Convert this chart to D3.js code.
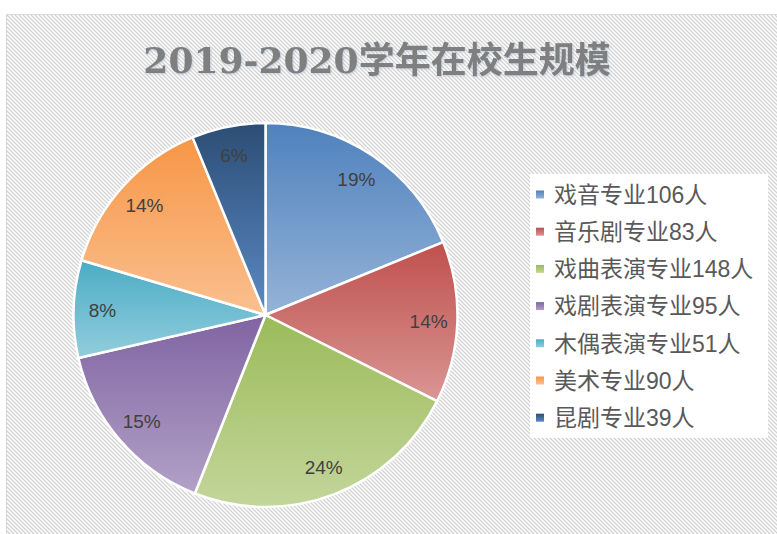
<!DOCTYPE html>
<html>
<head>
<meta charset="utf-8">
<script src="https://cdn.jsdelivr.net/npm/d3@7"></script>
<style>
	body { margin: 0; background: #fff; }
	svg { display: block; }
</style>
</head>
<body>
<div id="main"></div>
<script>
const titleText = "2019-2020学年在校生规模";
const categories = ["戏音专业", "音乐剧专业", "戏曲表演专业", "戏剧表演专业", "木偶表演专业", "美术专业", "昆剧专业"];
const counts = [106, 83, 148, 95, 51, 90, 39];
// slice shares (%) as drawn in the pie
const shares = [18.8, 13.6, 23.6, 15.4, 8.2, 14.2, 6.2];

const topColors = ["#4F81BD", "#C0504D", "#9BBB59", "#8064A2", "#4BACC6", "#F79646", "#2C4D75"];
const bottomColors = ["#95B3D7", "#D99694", "#C3D69B", "#B2A1C7", "#92CDDC", "#FAC090", "#5B8AC4"];

const width = 777,
	height = 534;

const svg = d3
	.select("#main")
	.append("svg")
	.attr("width", width)
	.attr("height", height);

const defs = svg.append("defs");

// diagonal hatch background
const hatch = defs
	.append("pattern")
	.attr("id", "hatch")
	.attr("patternUnits", "userSpaceOnUse")
	.attr("width", 4)
	.attr("height", 4);
hatch.append("rect").attr("width", 4).attr("height", 4).attr("fill", "#fff");
hatch
	.append("path")
	.attr("d", "M-1,-1 L5,5 M-1,3 L1,5 M3,-1 L5,1")
	.attr("stroke", "#d3d3d3")
	.attr("stroke-width", 1.3);

topColors.forEach((c, i) => {
	const g = defs
		.append("linearGradient")
		.attr("id", `grad-${i}`)
		.attr("x1", 0)
		.attr("y1", 0)
		.attr("x2", 0)
		.attr("y2", 1);
	g.append("stop").attr("offset", "0%").attr("stop-color", c);
	g.append("stop").attr("offset", "100%").attr("stop-color", bottomColors[i]);
});

const shadow = defs.append("filter").attr("id", "tshadow");
shadow
	.append("feDropShadow")
	.attr("dx", 1)
	.attr("dy", 1)
	.attr("stdDeviation", 0.8)
	.attr("flood-color", "#9fb3cc")
	.attr("flood-opacity", 0.6);

svg.append("rect")
	.attr("x", 6.5)
	.attr("y", 14.5)
	.attr("width", width)
	.attr("height", height)
	.attr("fill", "url(#hatch)")
	.attr("stroke", "#d9d9d9");

svg.append("text")
	.attr("x", 377)
	.attr("y", 73)
	.attr("text-anchor", "middle")
	.attr("filter", "url(#tshadow)")
	.style("font-family", "'DejaVu Serif', 'Noto Sans CJK SC', serif")
	.style("font-size", "36px")
	.style("font-weight", 700)
	.style("fill", "#7f7f7f")
	.text(titleText);

// pie
const cx = 265.5,
	cy = 315,
	radius = 192;

const data = categories.map((name, i) => ({ name, count: counts[i], share: shares[i], i }));

const pie = d3
	.pie()
	.sort(null)
	.value((d) => d.share);
const arc = d3.arc().innerRadius(0).outerRadius(radius);
const labelArc = d3
	.arc()
	.innerRadius(radius * 0.85)
	.outerRadius(radius * 0.85);

const guts = svg.append("g").attr("transform", `translate(${cx},${cy})`);
const arcs = pie(data);

guts.selectAll("path.slice")
	.data(arcs)
	.enter()
	.append("path")
	.classed("slice", true)
	.attr("d", arc)
	.attr("fill", (d) => `url(#grad-${d.data.i})`)
	.attr("stroke", "#fff")
	.attr("stroke-width", 2.5)
	.attr("stroke-linejoin", "round");

const total = d3.sum(shares);
guts.selectAll("text.pct")
	.data(arcs)
	.enter()
	.append("text")
	.classed("pct", true)
	.attr("transform", (d) => `translate(${labelArc.centroid(d)})`)
	.attr("text-anchor", "middle")
	.attr("dy", "0.36em")
	.style("font-family", "'Liberation Sans', Arial, sans-serif")
	.style("font-size", "19px")
	.style("fill", "#404040")
	.text((d) => `${Math.round((d.data.share / total) * 100)}%`);

// legend
svg.append("rect")
	.attr("x", 530)
	.attr("y", 174)
	.attr("width", 238)
	.attr("height", 264)
	.attr("fill", "#fff");

const legend = svg
	.append("g")
	.classed("legend", true)
	.attr("transform", "translate(536, 194.5)");

const items = legend
	.selectAll(".block")
	.data(data)
	.enter()
	.append("g")
	.classed("block", true)
	.attr("transform", (d, i) => `translate(0, ${i * 37.2})`);

items.append("rect")
	.attr("x", 0)
	.attr("y", -4)
	.attr("width", 8)
	.attr("height", 8)
	.attr("fill", (d) => `url(#grad-${d.i})`);

items.append("text")
	.attr("x", 18)
	.attr("y", 0)
	.attr("dy", "0.36em")
	.style("font-family", "'Liberation Sans', 'Noto Sans CJK SC', sans-serif")
	.style("font-size", "23px")
	.style("fill", "#595959")
	.text((d) => `${d.name}${d.count}人`);
</script>
</body>
</html>
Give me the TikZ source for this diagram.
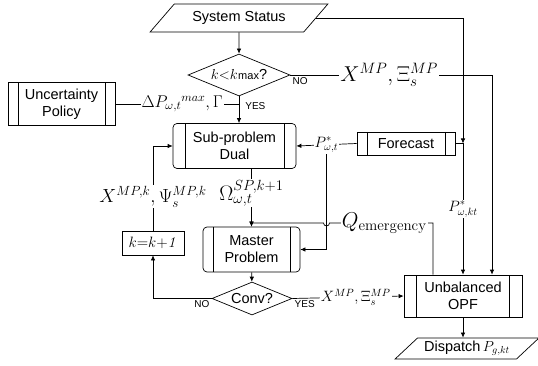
\documentclass[tikz,border=0pt]{standalone}
\usepackage{fix-cm}
\usepackage[no-math]{fontspec}
\setmainfont{Liberation Sans}
\usetikzlibrary{shapes.geometric,arrows.meta}

\newcommand\fsz[1]{\fontsize{#1}{#1}\selectfont}

\tikzset{
  flow/.style={-{Latex[length=5pt,width=4.5pt]}},
  proc/.style={draw, align=center, inner sep=0pt,
    font=\fontsize{14.5}{17}\selectfont,
    path picture={\draw ([xshift=#1]path picture bounding box.north west) -- ([xshift=#1]path picture bounding box.south west)
      ([xshift=-#1]path picture bounding box.north east) -- ([xshift=-#1]path picture bounding box.south east);}},
  proc/.default=10pt,
  io/.style={draw, trapezium, trapezium left angle=37, trapezium right angle=143,
    trapezium stretches=true, inner sep=0pt, font=\fontsize{14.5}{17}\selectfont},
  decide/.style={draw, diamond, aspect=2.4, inner sep=0pt, font=\fontsize{14.5}{17}\selectfont},
  lbl/.style={fill=white, inner sep=1pt},
  yesno/.style={inner sep=2pt, font=\fontsize{10}{10}\selectfont},
}

\begin{document}
\begin{tikzpicture}[x=1pt, y=-1pt, line width=0.7pt]
    \useasboundingbox (0,0) rectangle (538,366);

    \node[io, minimum width=178pt, minimum height=28pt] (status) at (239,18) {System Status};
    \node[decide, minimum width=102pt, minimum height=42pt] (kmax) at (239,75) {$k{<}k$\kern.5pt{\fsz{11}max}?};
    \node[proc, minimum width=107pt, minimum height=43pt] (policy) at (61.5,104) {Uncertainty\\Policy};
    \node[proc=12pt, rounded corners=4pt, minimum width=123pt, minimum height=45pt] (sub) at (234.5,146) {Sub-problem\\Dual};
    \node[proc, minimum width=98pt, minimum height=23pt] (forecast) at (406,143.5) {Forecast};
    \node[proc, rounded corners=4pt, minimum width=97pt, minimum height=45pt] (master) at (251.5,249.5) {Master\\Problem};
    \node[draw, minimum width=62pt, minimum height=24pt, font=\fsz{15}] (incr) at (153,243) {$k{=}k{+}\mathit{1}$};
    \node[decide, minimum width=80pt, minimum height=33pt] (conv) at (252,298.5) {Conv?};
    \node[proc=12.5pt, minimum width=118pt, minimum height=42pt] (opf) at (463,296) {Unbalanced\\OPF};
    \node[io, minimum width=144pt, minimum height=21pt] (dispatch) at (467,348.5) {Dispatch\,$P_{g,kt}$};

    \coordinate (xtop) at (492,75);
    \coordinate (fjoin) at (463,143.5);
    \coordinate (qtop) at (433,223);

    \draw[flow] (status) -- (kmax);
    \draw[flow] (kmax.south) -- node[right, yesno, pos=.36, xshift=4pt]{YES} (kmax.south |- sub.north);
    \draw (policy.east) -- node[lbl, pos=.54]{\fsz{17}$\Delta P_{\omega,t}{}^{max},\Gamma$} (policy -| kmax.south);
    \draw[flow] (kmax.east) -- node[pos=0, below right, yesno]{NO}
        node[lbl, pos=.49]{\fsz{21.5}$X^{MP},\Xi_s^{MP}$} (xtop) -- (xtop |- opf.north);

    % forecast and system status feed the OPF
    \draw[flow] (status.east) -| (fjoin);
    \draw (forecast.east) -- (fjoin);
    \draw[flow] (fjoin) -- node[lbl]{\fsz{15}$P^*_{\omega,kt}$} (fjoin |- opf.north);
    \draw[flow] (forecast.west) -- node[lbl] (pst) {\fsz{15}$P^*_{\omega,t}$} (sub.east);
    \draw[flow] (pst.south) |- (master.east);

    \draw[flow] (sub.south -| master.north) -- node[lbl, pos=.42]{\fsz{21}$\Omega^{SP,k+1}_{\omega,t}$} (master.north);
    \draw[flow] (qtop |- opf.north) -- (qtop) -- node[lbl, pos=.47]{\fsz{21.5}$Q_{\mathrm{emergency}}$} ([xshift=3pt]pst.south |- qtop)
        arc[start angle=0, end angle=-180, radius=3pt] -- (master.north |- qtop) -- (master.north);

    \draw[flow] (master) -- (conv);
    \draw[flow] (conv.west) -- node[pos=0, below left, yesno]{NO} (conv.west -| incr.south) -- (incr.south);
    \draw[flow] (incr.north) -- node[lbl, pos=.4]{\fsz{19}$X^{MP,k},\Psi_s^{MP,k}$} (incr.north |- sub.west) -- (sub.west);
    \draw[flow] (conv.east) -- node[pos=0, below right, yesno]{YES}
        node[lbl, pos=.57]{\fsz{15}$X^{MP},\Xi_s^{MP}$} (opf.west);
    \draw[flow] (opf.south) -- (opf.south |- dispatch.north);
\end{tikzpicture}
\end{document}
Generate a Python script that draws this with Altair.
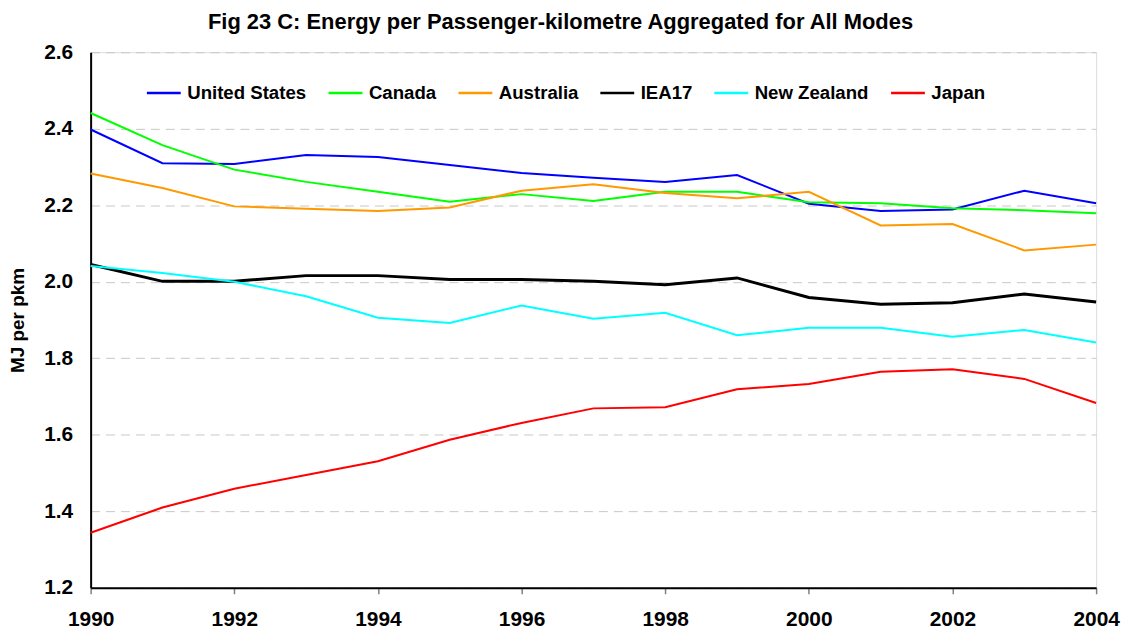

= = = = = = =

- **Requirement**
Search the records above for the string "this". Copy every line that contains it.

- **Answer to the problem**
Convert this chart to D3.js code.
Give me the TikZ source for this diagram.
Generate a Python script that draws this with Altair.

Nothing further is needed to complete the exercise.